**Job**
Leaving out every picture, retype the lines below from the top through the one that contains "import numpy as np".

**Information provided**
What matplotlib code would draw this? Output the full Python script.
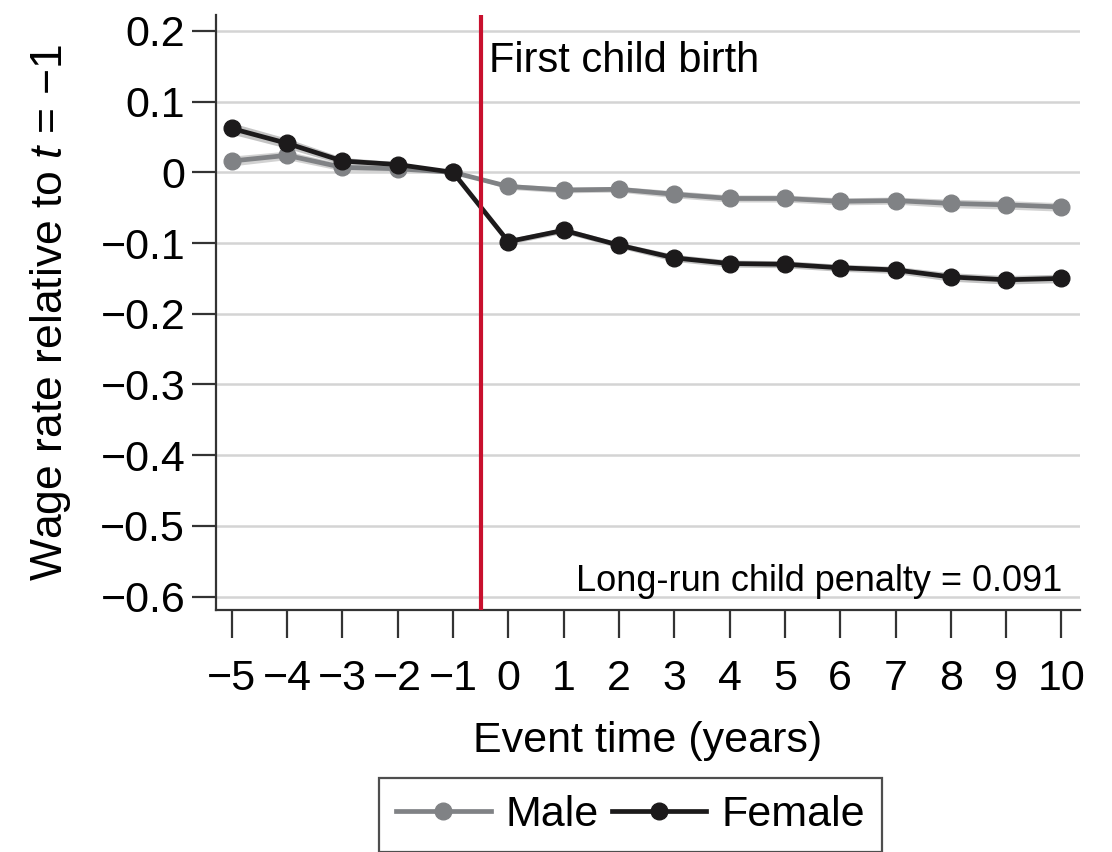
import matplotlib
matplotlib.use('Agg')
import matplotlib.pyplot as plt
import numpy as np

# Event time and estimated wage effects (relative to t = -1)
event_time = [-5, -4, -3, -2, -1, 0, 1, 2, 3, 4, 5, 6, 7, 8, 9, 10]
male = [0.016, 0.024, 0.007, 0.005, 0.0, -0.020, -0.025, -0.024, -0.031, -0.037,
        -0.037, -0.041, -0.040, -0.044, -0.046, -0.049]
female = [0.062, 0.041, 0.016, 0.011, 0.0, -0.098, -0.082, -0.103, -0.121, -0.129,
          -0.130, -0.135, -0.138, -0.148, -0.152, -0.150]
# confidence band half widths
male_ci = [0.007, 0.006, 0.005, 0.004, 0.0, 0.004, 0.004, 0.004, 0.005, 0.005,
           0.005, 0.005, 0.005, 0.006, 0.006, 0.006]
female_ci = [0.008, 0.007, 0.005, 0.004, 0.0, 0.004, 0.004, 0.004, 0.005, 0.005,
             0.005, 0.005, 0.005, 0.006, 0.006, 0.006]
y_ticks = [0.2, 0.1, 0, -0.1, -0.2, -0.3, -0.4, -0.5, -0.6]
y_labels = ['0.2', '0.1', '0', '\u22120.1', '\u22120.2', '\u22120.3', '\u22120.4', '\u22120.5', '\u22120.6']
penalty = 0.091

plt.rcParams['font.family'] = ['Liberation Sans', 'DejaVu Sans']
plt.rcParams['mathtext.fontset'] = 'custom'
plt.rcParams['mathtext.it'] = 'Liberation Sans:italic'
plt.rcParams['mathtext.rm'] = 'Liberation Sans'

fig = plt.figure(figsize=(11.12, 8.52), dpi=100)
ax = fig.add_axes([0.194, 0.284, 0.777, 0.698])

x = np.array(event_time)
ax.fill_between(x, np.array(male) - male_ci, np.array(male) + male_ci,
                color='#d2d2d2', lw=0, zorder=2)
ax.fill_between(x, np.array(female) - female_ci, np.array(female) + female_ci,
                color='#c4c4c4', lw=0, zorder=2)
ax.plot(x, male, color='#808285', lw=3.4, marker='o', ms=12, label='Male', zorder=3)
ax.plot(x, female, color='#1c1a1b', lw=3.4, marker='o', ms=12, label='Female', zorder=4)

ax.axvline(-0.5, color='#c8102e', lw=3, zorder=5)
ax.text(-0.35, 0.158, 'First child birth', fontsize=30, va='center', ha='left')
ax.text(10.02, -0.579, 'Long-run child penalty = %.3f' % penalty, fontsize=26,
        ha='right', va='center')

ax.set_xlim(-5.29, 10.33)
ax.set_ylim(-0.619, 0.222)
ax.set_xticks(event_time)
ax.set_xticklabels(['\u2212%d' % -t if t < 0 else str(t) for t in event_time])
ax.set_yticks(y_ticks)
ax.set_yticklabels(y_labels)

ax.grid(axis='y', color='#d4d4d4', lw=1.8, zorder=0)
ax.set_axisbelow(True)
for s in ['top', 'right']:
    ax.spines[s].set_visible(False)
for s in ['left', 'bottom']:
    ax.spines[s].set_linewidth(1.6)
    ax.spines[s].set_color('#333333')

ax.tick_params(axis='y', length=17, width=1.6, color='#333333', labelsize=31, pad=5)
ax.tick_params(axis='x', length=20, width=1.6, color='#333333', labelsize=31, pad=15)

ax.set_xlabel('Event time (years)', fontsize=31, labelpad=16)
ax.set_ylabel('Wage rate relative to $t$ = \u22121', fontsize=32, labelpad=20)

leg = fig.legend(loc='upper center', bbox_to_anchor=(0.567, 0.087), ncol=2,
                 fontsize=31, frameon=True, fancybox=False, handlelength=2.2,
                 handletextpad=0.35, columnspacing=0.3, borderpad=0.4,
                 borderaxespad=0)
leg.get_frame().set_edgecolor('#222222')
leg.get_frame().set_linewidth(1.6)

fig.savefig('out.png', dpi=100)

**Exercise result**
What matplotlib code would draw this? Output the full Python script.
import matplotlib
matplotlib.use('Agg')
import matplotlib.pyplot as plt
import numpy as np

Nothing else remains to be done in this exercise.